Ao ouvir estas palavras, Rusk pareceu cair em profunda meditação. Não reagiu, nem contestou. Kohler interpôs a observação de que a acusação de imperialismo era em geral dirigida aos russos, e que estes é que disso acusavam os americanos. Rusk observou que já ouvira o mesmo aos franceses. Comentei que tanto num caso como noutro as acusações eram fundamentadas, porque os extremos acabam sempre por se tocar.

Como quem se recorda de súbito de um pormenor, o secretário de Estado perguntou-me que objecções tinha eu em encontrar-me com Wachuku, ministro dos Estrangeiros da Nigéria, e dizia-me isto porque aquele, já por mais de uma vez, manifestara esse desejo. Disse que não tinha por minha parte quaisquer objecções, e que igual informação nos chegara já €dos ingleses. De resto, tudo isto me parecia contraditório: não recusara a Nigéria estabelecer relações diplomáticas connosco e não recusara também receber o embaixador de Portugal? Para mais, a última vez que estivera um momento com Wachuku8, na ONU, este tinha o aspecto de quem me queria assassinar. Mas não tinha objecções a um encontro, apesar disso, embora não compreendesse bem a sua utilidade ou finalidade.

Rusk não fez comentários.

Sentia-se que a conversa estava terminada. Afastando-se da mesa, como quem se prepara para se levantar, o secretário de Estado perguntou de chofre:

«E quanto às negociações sobre a base, que fazemos?»
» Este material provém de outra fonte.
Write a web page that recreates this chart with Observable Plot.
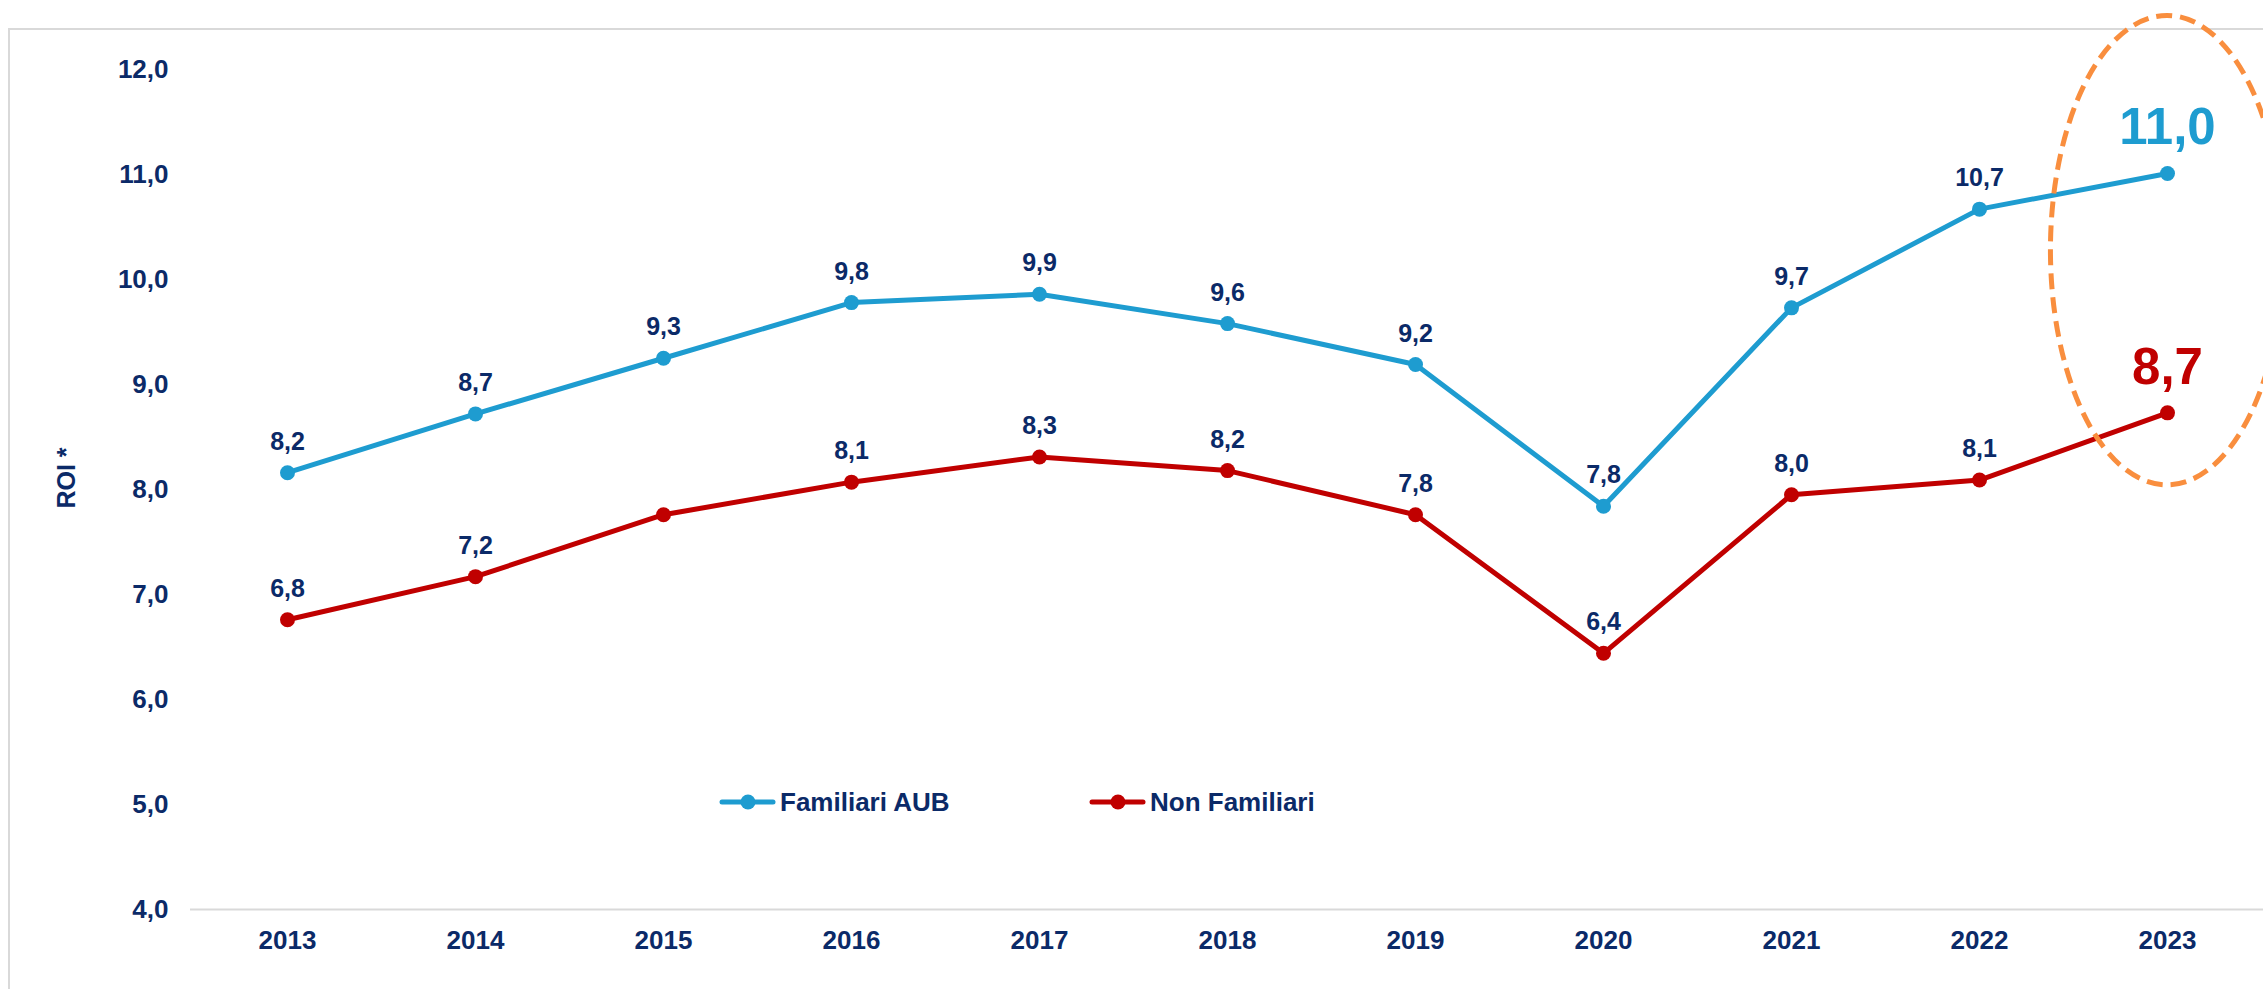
<!DOCTYPE html>
<html>
<head>
<meta charset="utf-8">
<script src="https://cdn.jsdelivr.net/npm/d3@7"></script>
<script src="https://cdn.jsdelivr.net/npm/@observablehq/plot@0.6"></script>
<style>
  html, body { margin: 0; padding: 0; background: #fff; overflow: hidden; width: 2263px; height: 989px; }
  #wrap { position: relative; width: 2263px; height: 989px; font-family: "Liberation Sans", Arial, sans-serif; }
  #frame { position: absolute; left: 8px; top: 28px; width: 2400px; height: 1100px; border: 2px solid #d9d9d9; box-sizing: border-box; }
  #chart { position: absolute; left: 0; top: 0; }
  .leg { position: absolute; top: 787px; height: 30px; display: flex; align-items: center; font-weight: bold; font-size: 26px; color: #0B2A68; white-space: nowrap; }
  .leg svg { margin-right: 4px; }
  #ylabel { position: absolute; left: 66px; top: 478px; transform: translate(-50%, -50%) rotate(-90deg); font-weight: bold; font-size: 25px; color: #0B2A68; white-space: nowrap; }
</style>
</head>
<body>
<div id="wrap">
  <div id="frame"></div>
  <div id="chart"></div>
  <div id="ylabel">ROI *</div>
  <div class="leg" id="leg1" style="left:719px"></div>
  <div class="leg" id="leg2" style="left:1089px"></div>
</div>
<script>
// ---- Data ----
const years = ["2013", "2014", "2015", "2016", "2017", "2018", "2019", "2020", "2021", "2022", "2023"];
const familiariAUB = [8.16, 8.72, 9.25, 9.78, 9.86, 9.58, 9.19, 7.84, 9.73, 10.67, 11.01];
const nonFamiliari = [6.76, 7.17, 7.76, 8.07, 8.31, 8.18, 7.76, 6.44, 7.95, 8.09, 8.73];
const familiariLabels = ["8,2", "8,7", "9,3", "9,8", "9,9", "9,6", "9,2", "7,8", "9,7", "10,7", "11,0"];
const nonFamiliariLabels = ["6,8", "7,2", null, "8,1", "8,3", "8,2", "7,8", "6,4", "8,0", "8,1", "8,7"];
const seriesNames = ["Familiari AUB", "Non Familiari"];
const yTicks = [4, 5, 6, 7, 8, 9, 10, 11, 12];
// highlight ellipse around the last year (in data units)
const highlightYear = "2023";
const highlightTop = 12.51;
const highlightBottom = 8.04;
const highlightHalfWidthSteps = 0.62;

// ---- Styles ----
const NAVY = "#0B2A68";
const BLUE = "#1E9CD0";
const RED = "#C00000";
const ORANGE = "#F98E3E";
const colors = [BLUE, RED];

const rows = [];
years.forEach((yr, i) => {
  rows.push({year: yr, value: familiariAUB[i], label: familiariLabels[i], series: seriesNames[0]});
  rows.push({year: yr, value: nonFamiliari[i], label: nonFamiliariLabels[i], series: seriesNames[1]});
});
const lastYear = years[years.length - 1];
const regularLabels = rows.filter(d => d.label != null && d.year !== lastYear);
const bigLabels = rows.filter(d => d.label != null && d.year === lastYear);
const colorOf = s => colors[seriesNames.indexOf(s)];

function highlightEllipse(index, scales) {
  const {x, y} = scales;
  const step = x.step ? x.step() : 188;
  const cy = (y(highlightTop) + y(highlightBottom)) / 2;
  const ry = Math.abs(y(highlightBottom) - y(highlightTop)) / 2;
  const g = d3.create("svg:g");
  g.append("ellipse")
    .attr("cx", x(highlightYear))
    .attr("cy", cy)
    .attr("rx", step * highlightHalfWidthSteps)
    .attr("ry", ry)
    .attr("fill", "none")
    .attr("stroke", ORANGE)
    .attr("stroke-width", 5)
    .attr("stroke-dasharray", "16 8");
  return g.node();
}

const chart = Plot.plot({
  width: 2263,
  height: 989,
  marginLeft: 190,
  marginRight: 0,
  marginTop: 69,
  marginBottom: 80,
  style: {fontFamily: "'Liberation Sans', Arial, sans-serif", fontSize: "26px", fontWeight: "bold", color: NAVY, background: "transparent", overflow: "visible"},
  x: {type: "point", domain: years, padding: 0.5},
  y: {domain: [4, 12]},
  marks: [
    Plot.ruleY([4], {stroke: "#d9d9d9", strokeWidth: 2}),
    Plot.axisY({ticks: yTicks, tickSize: 0, tickPadding: 22, tickFormat: d => d.toFixed(1).replace(".", ","), label: null, fontSize: 26, fontWeight: "bold", fill: NAVY}),
    Plot.axisX({tickSize: 0, tickPadding: 21, label: null, fontSize: 26, fontWeight: "bold", fill: NAVY}),
    Plot.line(rows, {x: "year", y: "value", z: "series", stroke: d => colorOf(d.series), strokeWidth: 5, strokeLinejoin: "round", strokeLinecap: "round"}),
    Plot.dot(rows, {x: "year", y: "value", r: 7.5, fill: d => colorOf(d.series), stroke: null}),
    Plot.text(regularLabels, {x: "year", y: "value", text: "label", lineAnchor: "bottom", dy: -23, fontSize: 25, fontWeight: "bold", fill: NAVY}),
    Plot.text(bigLabels, {x: "year", y: "value", text: "label", lineAnchor: "bottom", dy: -29, fontSize: 51, fontWeight: "bold", fill: d => colorOf(d.series)}),
    highlightEllipse
  ]
});
document.getElementById("chart").appendChild(chart);

// ---- Legend ----
function legendItem(el, name, color) {
  el.innerHTML = `<svg width="57" height="16"><line x1="3" y1="8" x2="54" y2="8" stroke="${color}" stroke-width="5" stroke-linecap="round"/><circle cx="29" cy="8" r="7.5" fill="${color}"/></svg><span>${name}</span>`;
}
legendItem(document.getElementById("leg1"), seriesNames[0], colors[0]);
legendItem(document.getElementById("leg2"), seriesNames[1], colors[1]);
</script>
</body>
</html>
«Qual base?» — inquiri muito naturalmente.

«Mas a base dos Açores, é claro. Convém-lhes que iniciemos imediatamente as negociações para a renovação do acordo ou querem deixá-las para mais tarde?»

«Parece-me que compete à parte interessada decidir.»

Rusk disse que ambos os países estavam interessados. Ou não era assim? Respondi que o secretário de Estado estava pondo nas minhas palavras uma interpretação que as mesmas não comportaram. Em qualquer caso, continuou Rusk, daria em breve instruções a Elbrick para levantar o assunto em Lisboa. Concluí que aguardaria a diligência de Elbrick.

Erguemo-nos da mesa, passámos a outra sala, e depois de algumas palavras de agradecimento e cortesia, despedi-me. Era cerca da meia-noite.

Hoje, na sala das sessões do Conselho da NATO, como eu procurasse Rusk para lhe reiterar os meus agradecimentos pelo jantar da véspera, o secretário de Estado, muito vivamente, disse-me que era indispensável restabelecer o diálogo e restaurar a confiança entre os dois Governos. Repliquei que, no que eu dissera na véspera, nada havia de pessoal. Compreendera-o perfeitamente, e por isso mesmo o caso era grave, visto traduzir uma desconfiança entre Governos. Concordei, e observei que só em face de factos novos se poderia, por nossa parte, voltar a confiar. Rusk concluiu afirmando que se ia ocupar do assunto prontamente, e que ia examinar tudo o que pudesse ter criado o presente mal-estar, para o desfazer. Despedimo-nos, tanto nesta ocasião como mais tarde à partida de Atenas, nos melhores termos pessoais.


  1. Kohler e West, do Departamento de Estado norte-americano.

  2. Convirá explicar que esta recusa ou reserva em discutir com o secretário de Estado norte-americano a ideia de uma Comunidade luso-brasileira se fundava no facto de os Estados Unidos se oporem, na realidade, a qualquer entendimento luso-brasileiro que englobasse a África Portuguesa, e contrariarem no Rio qualquer política nesse sentido.

  3. Dean Rusk sempre me pareceu homem de boa fé e íntegro, e estaria convicto da falsidade do documento. Mas este era realmente autêntico, como acontecimentos e até confissões ulteriores dos interessados vieram comprovar.

  4. Adlai Stevenson, membro destacado do Partido Democrático americano. Antigo candidato à Presidência dos Estados Unidos.

  5. Ministro dos Negócios Estrangeiros da União Soviética.

  6. Sugestão russa no sentido de a ONU ser dirigida por três secretários-gerais, cada um representando uma orientação política diferente.

  7. Alusão à Quarta comissão das Nações Unidas, onde se realizavam os debates anticolonialistas.

  8. Tive ulteriormente um longo encontro com Wachuku, em Nova York, no Waldorf-Astoria. Homem extremamente vaidoso e incapaz de conduzir qualquer discussão séria.